The Smoker’s Paradox is now considered a textbook example of how observational studies can lead to misleading conclusions when the groups being compared differ systematically or when important confounding factors are not fully accounted for.
A similar problem with BMI?
Exactly such a mechanism could also be behind the BMI findings of the DAN analysis. A low BMI may not describe the actual risk, but merely a certain type of diver. If, for example, slender divers undertake more demanding dives because they are younger and fitter, the observed association could in reality be attributable to these activities. BMI would then not be an independent risk factor, but merely a proxy for other influencing factors that were not fully recorded in the database or statistically accounted for. The finding would thus not mean that a low BMI causes DCS, but merely that both characteristics occur more frequently together in certain groups of divers.

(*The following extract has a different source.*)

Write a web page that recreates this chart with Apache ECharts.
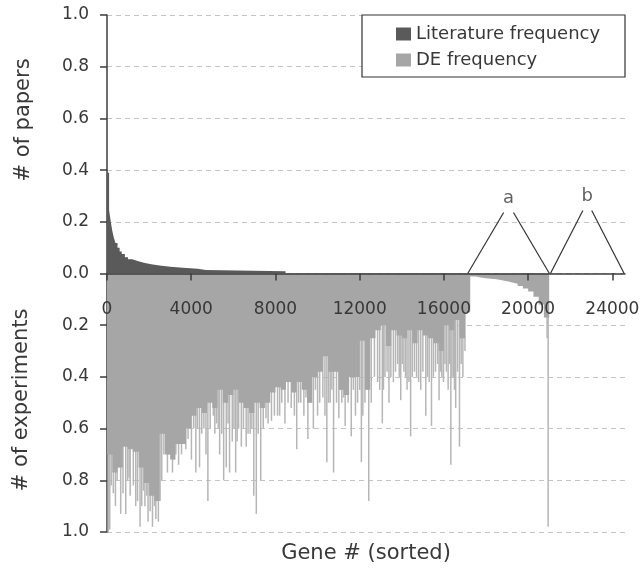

Why are repetitive dives supposed to be protective?
Even more remarkable is that divers who make more repetitive dives appear to have a lower risk of DCS. This directly contradicts everything we know about decompression physiology.
Every repetitive dive takes place at a certain level of residual saturation. This is precisely why all decompression models explicitly account for repetitive dives. No one would seriously claim that additional nitrogen loading suddenly has a protective effect.
So how can such a correlation arise? The answer likely lies in a classic statistical fallacy.
A statistical illusion
Let’s imagine two divers. Diver A completes four dives in a single day. Diver B develops DCS after just the first dive. Which of the two will have more repetitive dives in the database at the end of the day? Diver A, of course. Diver B will not make a second, third, or fourth dive after symptoms appear.
This creates a seemingly paradoxical picture: The group with many repeat dives inevitably consists of people who have not developed DCS up to that point. The group with few repeat dives, on the other hand, automatically includes all divers whose dive day was cut short by DCS.
The result is a classic form of survivorship bias. Repeat dives do not protect against DCS. Rather, only those who have not previously experienced DCS can accumulate many repeat dives in the first place.
A well-known problem in large observational studies
Such effects are well known in epidemiology. If time-dependent variables are not modeled correctly, correlations can arise that appear to be the exact opposite of the actual causality. The statistical correlation is then real. However, the interpretation is incorrect.
What can we learn from this?
The DAN study represents an impressive dataset and provides valuable insights into real-world diving conditions. Nevertheless, it also highlights the limitations of large observational databases. Not every statistical correlation automatically reflects a biological mechanism.
If a low BMI suddenly appears as a risk factor, women are said to have a higher risk of DCS, and repetitive dives seem to protect against DCS, one should not be too quick to throw one’s understanding of decompression physiology overboard. Often, the more plausible explanation is the more likely one: The observed correlations reflect differences among divers, reporting bias, or methodological peculiarities of data collection.
The most important finding, therefore, may not be that lean divers are at greater risk or that repetitive dives provide protection. Rather, the most important finding is that correlation and causation are not the same thing.
It is particularly regrettable that the authors barely discuss these obvious methodological issues. Even more problematic is the proposal to develop an algorithm for individual risk calculation based on the identified odds ratios. For example, the model includes each additional repetitive dive with an odds ratio of 0.94. Taken literally, this would mean that the risk of DCS decreases by about 6% with each additional repetitive dive: an impossibility. At this point, at the latest, it becomes clear that it is probably not physiology speaking here, but statistics.